Sign of the Financial Industry Regulatory Authority

Brian Gregory DiJulio of Bellevue Washington a stockbroker formerly registered with NBC Securities Inc. has been fined $7,500.00 and suspended from associating with any Financial Industry Regulatory Authority (FINRA) member in any capacity based upon consenting to findings that (1) DiJulio executed unauthorized trades in customer accounts while employed by NBC Securities Inc. and (2) DiJulio mismarked trading tickets to make it appear as though trades were neither solicited nor executed on a discretionary basis. Letter of Acceptance Waiver and Consent No. 2018057561201 (July 23, 2019).
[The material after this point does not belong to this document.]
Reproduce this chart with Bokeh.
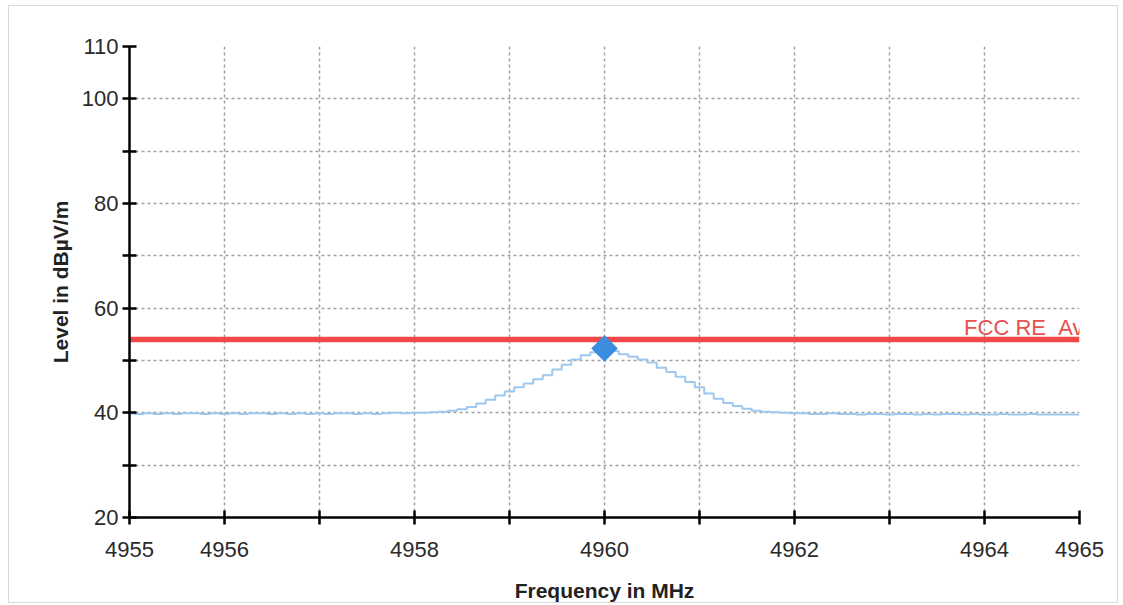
import math
from bokeh.plotting import figure
from bokeh.models import Range1d, FixedTicker, ColumnDataSource
from bokeh.core.properties import value
from bokeh.embed import file_html
from bokeh.resources import INLINE

# ---- data ----
freq_mhz = [
    4955.0, 4955.1, 4955.2, 4955.3, 4955.4, 4955.5, 4955.6, 4955.7, 4955.8, 4955.9,
    4956.0, 4956.1, 4956.2, 4956.3, 4956.4, 4956.5, 4956.6, 4956.7, 4956.8, 4956.9,
    4957.0, 4957.1, 4957.2, 4957.3, 4957.4, 4957.5, 4957.6, 4957.7, 4957.8, 4957.9,
    4958.0, 4958.1, 4958.2, 4958.3, 4958.4, 4958.5, 4958.6, 4958.7, 4958.8, 4958.9,
    4959.0, 4959.1, 4959.2, 4959.3, 4959.4, 4959.5, 4959.6, 4959.7, 4959.8, 4959.9,
    4960.0, 4960.1, 4960.2, 4960.3, 4960.4, 4960.5, 4960.6, 4960.7, 4960.8, 4960.9,
    4961.0, 4961.1, 4961.2, 4961.3, 4961.4, 4961.5, 4961.6, 4961.7, 4961.8, 4961.9,
    4962.0, 4962.1, 4962.2, 4962.3, 4962.4, 4962.5, 4962.6, 4962.7, 4962.8, 4962.9,
    4963.0, 4963.1, 4963.2, 4963.3, 4963.4, 4963.5, 4963.6, 4963.7, 4963.8, 4963.9,
    4964.0, 4964.1, 4964.2, 4964.3, 4964.4, 4964.5, 4964.6, 4964.7, 4964.8, 4964.9,
    4965.0,
]
level_dbuv = [
    39.9, 39.8, 39.9, 39.8, 39.9, 39.8, 39.9, 39.9, 39.8, 39.9,
    39.8, 39.9, 39.8, 39.9, 39.9, 39.8, 39.9, 39.8, 39.9, 39.8,
    39.9, 39.8, 39.9, 39.9, 39.8, 39.9, 39.8, 39.9, 40.0, 39.9,
    40.0, 40.0, 40.1, 40.2, 40.4, 40.7, 41.1, 41.8, 42.5, 43.3,
    44.1, 44.9, 45.6, 46.4, 47.2, 48.3, 49.2, 50.2, 51.0, 51.6,
    52.3, 51.8, 51.2, 50.7, 50.2, 49.6, 48.6, 47.8, 46.9, 45.9,
    44.9, 43.7, 42.7, 41.9, 41.3, 40.8, 40.4, 40.2, 40.1, 40.0,
    39.9, 39.9, 39.8, 39.8, 39.9, 39.8, 39.8, 39.7, 39.8, 39.8,
    39.7, 39.8, 39.8, 39.7, 39.8, 39.7, 39.8, 39.8, 39.7, 39.8,
    39.7, 39.7, 39.8, 39.7, 39.7, 39.8, 39.7, 39.7, 39.7, 39.7,
    39.7,
]
peak_freq = [4960.0]
peak_level = [52.3]

limit_label = "FCC RE_Av"
limit_value = 54.0

x_ticks = [4955, 4956, 4957, 4958, 4959, 4960, 4961, 4962, 4963, 4964, 4965]
x_tick_labels = ["4955", "4956", "", "4958", "", "4960", "", "4962", "", "4964", "4965"]
y_ticks = [20, 30, 40, 50, 60, 70, 80, 90, 100, 110]
y_tick_labels = ["20", "", "40", "", "60", "", "80", "", "100", "110"]

x_title = "Frequency in MHz"
y_title = "Level in dB\u00b5V/m"

# ---- figure ----
FONT = "Liberation Sans"
p = figure(width=1110, height=598, output_backend="svg", toolbar_location=None,
           x_range=Range1d(x_ticks[0], x_ticks[-1]), y_range=Range1d(y_ticks[0], y_ticks[-1]),
           min_border_left=120, min_border_right=40, min_border_top=40, min_border_bottom=87)
p.styles = {"border": "1px solid #d9d9d9", "margin-left": "8px", "margin-top": "5px"}
p.outline_line_color = None
p.background_fill_color = "white"
p.border_fill_color = "white"

p.xaxis.ticker = FixedTicker(ticks=x_ticks)
p.yaxis.ticker = FixedTicker(ticks=y_ticks)
p.xaxis.major_label_overrides = {t: s for t, s in zip(x_ticks, x_tick_labels)}
p.yaxis.major_label_overrides = {t: s for t, s in zip(y_ticks, y_tick_labels)}
p.xaxis.minor_tick_line_color = None
p.yaxis.minor_tick_line_color = None

for ax in (p.xaxis[0], p.yaxis[0]):
    ax.axis_line_color = "black"
    ax.axis_line_width = 2.5
    ax.major_tick_line_color = "black"
    ax.major_tick_line_width = 2.5
    ax.major_tick_in = 7
    ax.major_tick_out = 7
    ax.major_label_text_font = FONT
    ax.major_label_text_font_size = "22px"
    ax.major_label_text_color = "#2a2a2a"
    ax.axis_label_text_font = FONT
    ax.axis_label_text_font_size = "21px"
    ax.axis_label_text_font_style = "bold"
    ax.axis_label_text_color = "#222222"

p.xaxis.axis_label = x_title
p.yaxis.axis_label = y_title
p.xaxis.major_label_standoff = 17
p.yaxis.major_label_standoff = 4
p.xaxis.axis_label_standoff = 19
p.yaxis.axis_label_standoff = 7

for g in (p.xgrid[0], p.ygrid[0]):
    g.grid_line_color = "#a0a0a0"
    g.grid_line_dash = "3 3"
    g.grid_line_width = 1.5

# trace
p.step(freq_mhz, level_dbuv, mode="center", line_color="#9fc8f0", line_width=2)

# limit line
p.line([x_ticks[0], x_ticks[-1]], [limit_value, limit_value], line_color="#f24848", line_width=5.5)
lim_src = ColumnDataSource(dict(x=[x_ticks[-1]], y=[limit_value], t=[limit_label]))
p.text(x="x", y="y", text="t", source=lim_src, text_align="right", text_baseline="bottom",
       x_offset=4, y_offset=0, text_color="#e8504e", text_font=value(FONT), text_font_size="22px")

# peak marker
p.scatter(peak_freq, peak_level, marker="square", size=18, angle=45, angle_units="deg",
          fill_color="#3a8ddf", line_color="#3a8ddf")

open("out.html", "w").write(file_html(p, INLINE))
According to the AWC, during a FINRA examination into NBC’s trading practices, the regulator discovered that DiJulio effected suspicious trades in twenty-six customers’ accounts. Evidently, the trades concerned the same securities; had been executed on the same day as each other; and were effected on a short-term basis in customers’ accounts. Indeed, a total of sixty-five seemingly identical transactions had been executed by DiJulio in twenty-six customers’ accounts.

Apparently, none of the sixty-five transactions effected by DiJulio were properly authorized by customers. Particularly, FINRA discovered that there was no written authorization provided by customers to warrant DiJulio’s trading in their accounts. Moreover, the customers’ accounts had not been approved by NBC Securities Inc. for purposes of DiJulio’s exercise of discretion. Consequently, FINRA found that DiJulio’s conduct was violative of FINRA Rule 2010 and NASD Rule 2510.

The AWC additionally stated that DiJulio mismarked customers’ order tickets. Apparently, DiJulio was supposed to have marked the customers’ trades as having been executed with his discretion if that was the case; however, DiJulio claimed that the trades were neither solicited nor effected with his discretion. This reportedly led the firm to maintain false order tickets in violation of Securities Exchange Act Section 17(a). Consequently, FINRA found DiJulio’s conduct violative of FINRA Rules 2010 and 4511.

FINRA Public Disclosure reveals that DiJulio is referenced in eight customer initiated investment related disputes containing allegations of his violative conduct while employed with First Montauk Securities Corp, CIBC Oppenheimer Corp. and Smith Barney. For example, DiJulio was subject of a customer initiated investment related arbitration claim in which customers were collectively awarded $145,962.00 in damages based upon findings of DiJulio’s negligence, unsuitable trading, breach of fiduciary duty, misrepresentation, excessive trading, and fraudulent activities relating to the over-concentration of the customer’s assets in speculative equities, conflicting with the customer’s conservative objectives and tolerance for risk.

Later, a customer initiated investment related arbitration claim concerning DiJulio’s activities was resolved for $115,000.00 in damages supported by accusations that false statements and omissions had been made to the customer concerning the terms and conditions of investments held in the customer’s account; and a fiduciary duty owed to the customer was violated. Moreover, a customer initiated investment related civil action involving DiJulio’s conduct was settled for $105,000.00 in damages founded on allegations that trades were placed in the customer’s account on an unsuitable, excessive and unauthorized basis.

DiJulio was terminated from NBC Securities Inc. on November 1, 2018 based upon accusations of his unauthorized trading as referenced in FINRA’s disciplinary action against him.